As to federalism.—All the conditions which make a federal constitution work successfully in the United States, in Switzerland, and possibly in Germany, are wanting in England and Ireland. No man till the last five or six years has even suggested that Englishmen or Scotsmen desire a federal government for its own sake. Whether Mr. Gladstone himself has any wish to federalise the whole United Kingdom is at least open to doubt. Where federalism has succeeded, it has succeeded as a means of uniting separate communities into a nation; it has not been used as a means of disuniting one State into separate nationalities. The United States, it has been well said, is a nation under the form of a federal government. Gladstonians apparently wish to bind together two, or shall we say three or four, nations, or nationalities, under the reality of a federation and the name of a United Kingdom. While all the powerful countries of the world are increasing their strength by union, the advocates of the new constitution pretend to increase the moral strength of the United Kingdom by loosening the ties of its political unity. If any one ask why federalism which has succeeded in America should not succeed in the United Kingdom, the true answer is best suggested by another question: Why would not the constitutional monarchy of England suit the United States? The answer in each case is the same. The circumstances and wants of the two countries are essentially different; and if this be not a sufficient reply, the reflection is worth making that in the three great Confederacies of the world unity has been achieved, or enforced by armed conflict.

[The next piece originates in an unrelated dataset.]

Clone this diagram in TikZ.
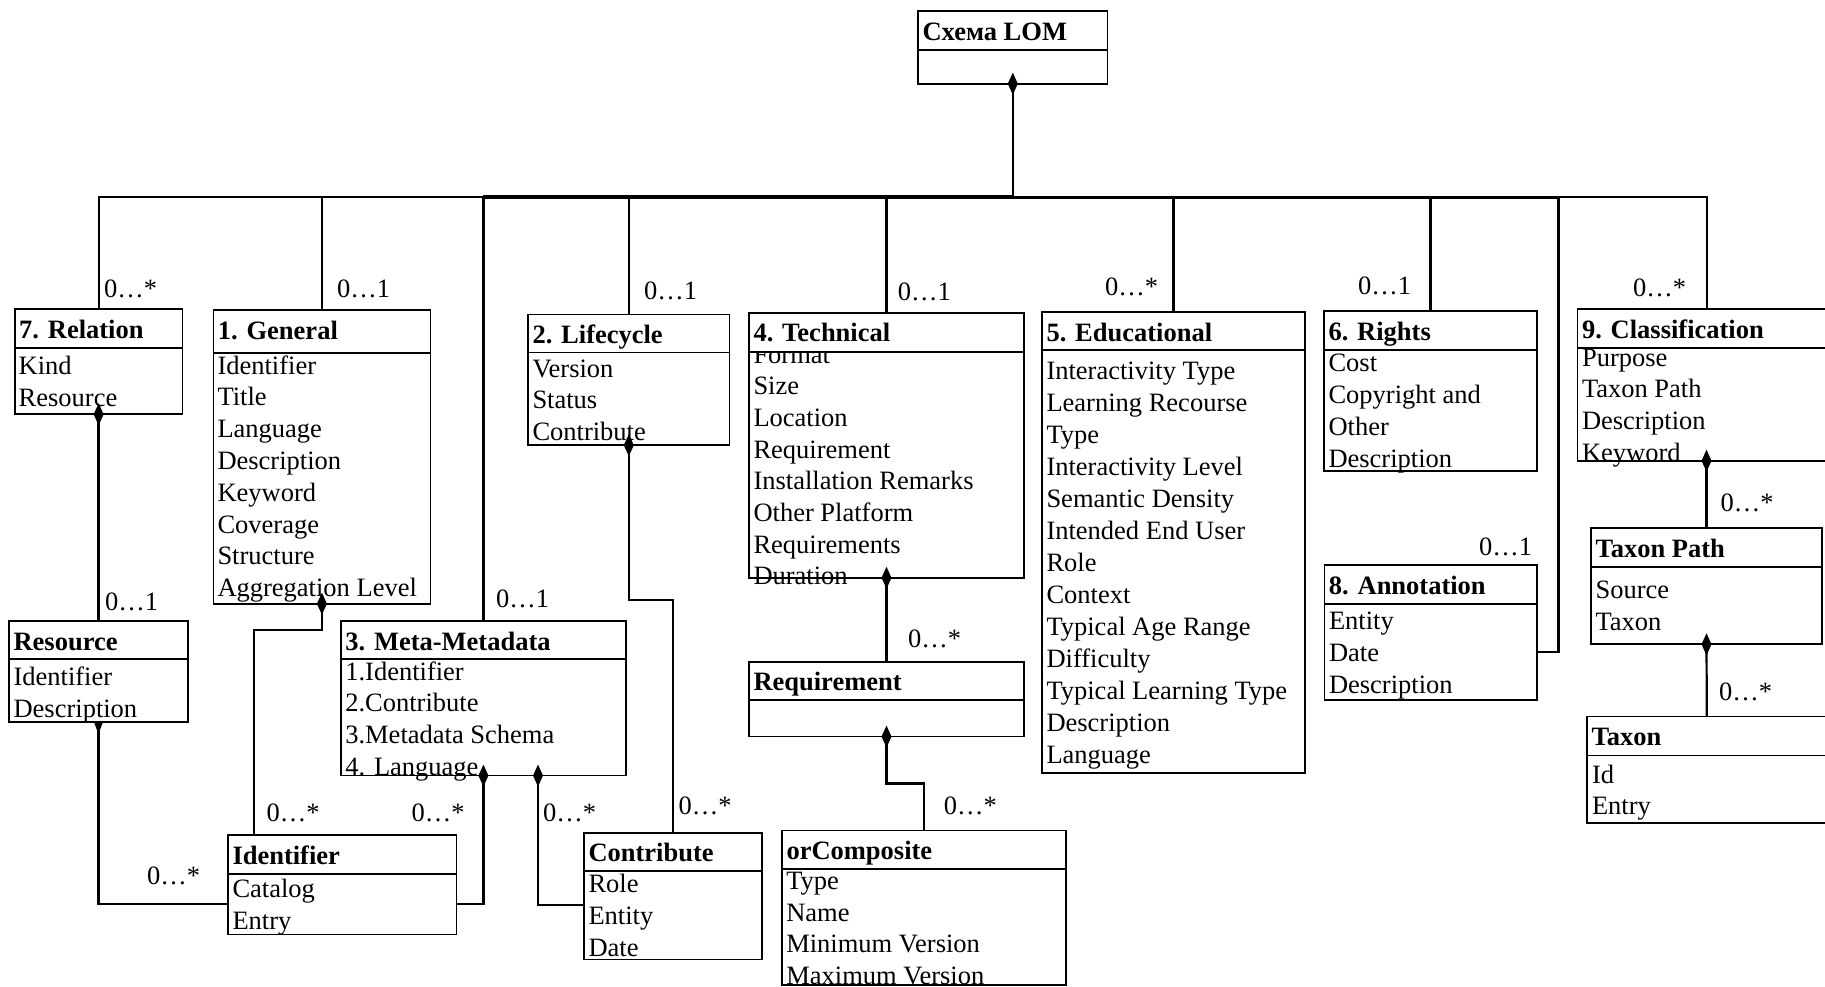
\documentclass[tikz,border=0pt]{standalone}
\usepackage{fontspec}
\setmainfont{Liberation Serif}
\usetikzlibrary{fit}
\tikzset{
  box/.style={draw, line width=0.85pt, inner sep=0pt, outer sep=0pt},
  sepline/.style={line width=0.85pt},
  conn/.style={line width=1.1pt},
  txt/.style={anchor=base west, inner sep=0pt, outer sep=0pt, font=\fontsize{13.25}{15.9}\selectfont},
  hdr/.style={anchor=base west, inner sep=0pt, outer sep=0pt, font=\fontsize{13.25}{15.9}\selectfont\bfseries},
  mult/.style={txt},
  dia/.pic={\fill (0,-11) -- (5,0) -- (0,11) -- (-5,0) -- cycle;},
}
% name, L, T, R, B
\newcommand\umlbox[5]{%
  \coordinate (#1-nw) at (#2,#3);
  \coordinate (#1-se) at (#4,#5);
  \node[box, fit=(#1-nw)(#1-se)] (#1) {};
}
% name, L, T, R, S, title
\newcommand\umlhead[6]{%
  \draw[sepline] (#2,#5) -- (#4,#5);
  \node[hdr] (#1-title) at ({#2+4.5},{#3+29}) {#6};
}
% name, x, y0, dy, list
\newcommand\umlrows[5]{%
  \foreach \t [count=\i from 1] in {#5} {\node[txt] (#1-r\i) at ({#2},{#3+(\i-1)*#4}) {\t};}
}
\begin{document}
\begin{tikzpicture}[x=0.5pt, y=-0.5pt]
\useasboundingbox (0,0) rectangle (1825,986);
\clip (0,0) rectangle (1825,986);

% ---------- boxes ----------
\umlbox{schema}{918}{11}{1107.6}{83.7}
\umlbox{rel}{14.7}{309.3}{182.6}{414.3}
\umlbox{gen}{213.4}{310.3}{430.4}{603.7}
\umlbox{life}{528}{314.4}{729.6}{445.2}
\umlbox{tech}{749}{312.7}{1024}{577.8}
\umlbox{edu}{1042}{312}{1305}{773}
\umlbox{rights}{1324}{311.3}{1536.8}{471.3}
\umlbox{cls}{1577.5}{309.3}{1860}{460.7}
\umlbox{tpath}{1591}{528}{1822}{644.3}
\umlbox{taxon}{1587.2}{716.5}{1826.4}{822.7}
\umlbox{annot}{1324.4}{565}{1536.8}{700}
\umlbox{res}{9.1}{621}{187.8}{722}
\umlbox{meta}{340.8}{621.2}{626}{775.6}
\umlbox{ident}{228}{835.3}{456.5}{934.4}
\umlbox{contr}{584}{832.8}{761.7}{959.5}
\umlbox{req}{749}{661.8}{1024}{736.6}
\umlbox{orc}{782}{830.6}{1066.3}{985}

% ---------- rows ----------
\umlrows{rel}{18.7}{374.5}{31.5}{Kind,Resource}
\umlrows{gen}{217.5}{374}{31.8}{Identifier,Title,Language,Description,Keyword,Coverage,Structure,Aggregation Level}
\umlrows{life}{532.5}{377}{31.5}{Version,Status,Contribute}
\umlrows{tech}{753.5}{363}{31.7}{Format,Size,Location,Requirement,Installation Remarks,Other Platform,Requirements,Duration}
\umlrows{edu}{1046.5}{379}{32}{Interactivity Type,Learning Recourse,Type,Interactivity Level,Semantic Density,Intended End User,Role,Context,Typical Age Range,Difficulty,Typical Learning Type,Description,Language}
\umlrows{rights}{1328.5}{371.3}{32}{Cost,Copyright and,Other,Description}
\umlrows{cls}{1582}{366}{31.8}{Purpose,Taxon Path,Description,Keyword}
\umlrows{tpath}{1595.5}{598.7}{32}{Source,Taxon}
\umlrows{taxon}{1592}{783}{31}{Id,Entry}
\umlrows{annot}{1329}{629.7}{31.7}{Entity,Date,Description}
\umlrows{res}{13.6}{685.3}{32}{Identifier,Description}
\umlrows{meta}{345.3}{680}{31.7}{1.Identifier,2.Contribute,3.Metadata Schema,4. Language}
\umlrows{ident}{232.5}{897.5}{31.8}{Catalog,Entry}
\umlrows{contr}{588.5}{892}{32.2}{Role,Entity,Date}
\umlrows{orc}{786.3}{889.8}{31.4}{Type,Name,Minimum Version,Maximum Version}

% header of Technical hides the top of its first row
\fill[white] (750,313.6) rectangle (1023,351.7);

% ---------- headers ----------
\umlhead{schema}{918}{11}{1107.6}{50}{Схема LOM}
\umlhead{rel}{14.7}{309.3}{182.6}{348.3}{7. Relation}
\umlhead{gen}{213.4}{310.3}{430.4}{353.3}{1. General}
\umlhead{life}{528}{314.4}{729.6}{352.5}{2. Lifecycle}
\umlhead{tech}{749}{312.7}{1024}{351.7}{4. Technical}
\umlhead{edu}{1042}{312}{1305}{350}{5. Educational}
\umlhead{rights}{1324}{311.3}{1536.8}{350}{6. Rights}
\umlhead{cls}{1577.5}{309.3}{1860}{347.7}{9. Classification}
\umlhead{tpath}{1591}{528}{1822}{566.7}{Taxon Path}
\umlhead{taxon}{1587.2}{716.5}{1826.4}{755.5}{Taxon}
\umlhead{annot}{1324.4}{565}{1536.8}{603.7}{8. Annotation}
\umlhead{res}{9.1}{621}{187.8}{659}{Resource}
\umlhead{meta}{340.8}{621.2}{626}{659}{3. Meta-Metadata}
\umlhead{ident}{228}{835.3}{456.5}{873.8}{Identifier}
\umlhead{contr}{584}{832.8}{761.7}{870.9}{Contribute}
\umlhead{req}{749}{661.8}{1024}{700.3}{Requirement}
\umlhead{orc}{782}{830.6}{1066.3}{868.7}{orComposite}

% ---------- bus ----------
\coordinate (busA) at (98.6,197);
\coordinate (busD) at (1558.5,197);
\draw[line width=1.15pt] (rel.north) |- (meta.north |- busA);
\draw[line width=2pt] (meta.north |- busA) -- (schema.south |- busA);
\draw[line width=1.5pt] (schema.south |- busA) -- (busD);
\draw[line width=1pt] (busD) -| (tpath.north |- cls.north);
\draw[conn] (schema.south) -- (schema.south |- busA);
\draw[conn] (gen.north) -- (gen.north |- busA);
\draw[conn] (meta.north) -- (meta.north |- busA);
\draw[conn] (life.north) -- (life.north |- busA);
\draw[conn] (tech.north) -- (tech.north |- busA);
\draw[conn] (edu.north) -- (edu.north |- busA);
\draw[conn] (rights.north) -- (rights.north |- busA);
\draw[conn] (annot.east |- 0,651.7) -| (busD);

% ---------- lower connectors ----------
\draw[conn] (res.north |- rel.south) -- (res.north);
\draw[conn] (res.south) |- (ident.west |- 0,903.7);
\draw[conn] (gen.south) -- (gen.south |- 0,629.8) -| (ident.north -| 254,0);
\draw[conn] (meta.south) |- (ident.east |- 0,903.7);
\draw[conn] (meta.south -| 538,0) |- (contr.west |- 0,905);
\draw[conn] (life.south) -- (life.south |- 0,599.6) -| (contr.north);
\draw[conn] (tech.south) -- (req.north);
\draw[conn] (req.south) -- (req.south |- 0,783.4) -| (orc.north);
\draw[conn] (cls.south -| tpath.north) -- (tpath.north);
\draw[conn] (tpath.south) -- (taxon.north);

% ---------- diamonds ----------
\pic at (schema.south) {dia};
\pic at (rel.south) {dia};
\pic at (gen.south) {dia};
\pic at (life.south) {dia};
\pic at (meta.south) {dia};
\pic at (meta.south -| 538,0) {dia};
\pic at (tech.south) {dia};
\pic at (req.south) {dia};
\pic at (cls.south -| tpath.north) {dia};
\pic at (tpath.south) {dia};
\fill (res.south) ++(-4.5,0) -- ++(9,0) -- ++(-4.5,12) -- cycle;

% ---------- multiplicities ----------
\node[mult] (m-rel) at (104,297) {0…*};
\node[mult] (m-gen) at (337,297) {0…1};
\node[mult] (m-life) at (644,299) {0…1};
\node[mult] (m-tech) at (897.8,300) {0…1};
\node[mult] (m-edu) at (1105,295) {0…*};
\node[mult] (m-rights) at (1358,294) {0…1};
\node[mult] (m-cls) at (1633,296.7) {0…*};
\node[mult] (m-meta) at (496,607.4) {0…1};
\node[mult] (m-res) at (105,610.7) {0…1};
\node[mult] (m-gi) at (266.6,821.5) {0…*};
\node[mult] (m-mi) at (411.7,821) {0…*};
\node[mult] (m-mc) at (543,821) {0…*};
\node[mult] (m-ri) at (147,884) {0…*};
\node[mult] (m-lc) at (678.6,814) {0…*};
\node[mult] (m-tr) at (908,647.8) {0…*};
\node[mult] (m-ro) at (943.9,814) {0…*};
\node[mult] (m-annot) at (1479,555) {0…1};
\node[mult] (m-tp) at (1720.5,511.7) {0…*};
\node[mult] (m-tx) at (1719,700) {0…*};
\end{tikzpicture}
\end{document}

As to colonial independence.—The plain and decisive reason why the loyalty of New Zealand to the Empire affords no presumption of the loyalty under our new constitution of Ireland to the United Kingdom is this: The whole condition of New Zealand is different from the condition of Ireland, and our new constitution is not intended to give Ireland the position of New Zealand. Thousands of miles separate New Zealand from Great Britain. Ireland is separated from us by not much more than twelve miles. New Zealand has never been hostile to England; her people are loyal to the British Crown. Ireland, or part of the Irish people, has been divided from England by a feud of centuries; it would be difficult among Irish Nationalists to obtain even the show of loyalty to the Crown. New Zealand is wealthy, and New Zealand pays not a single tax into the Exchequer of the United Kingdom. Ireland is poor, and, if her taxation is lightened by Home Rule, the tribute which will be paid to England will be heavy, and far more galling than the taxes she now pays in common with the rest of the United Kingdom. The new constitution, again, is utterly unlike a colonial constitution. Its burdens would not be tolerated by any one of our independent colonies. The rights it gives, no less than the obligations it imposes, are foreign to our colonial system. The presence of the Irish representation at Westminster forbids all comparison between Ireland under Home Rule and New Zealand under a system of colonial independence.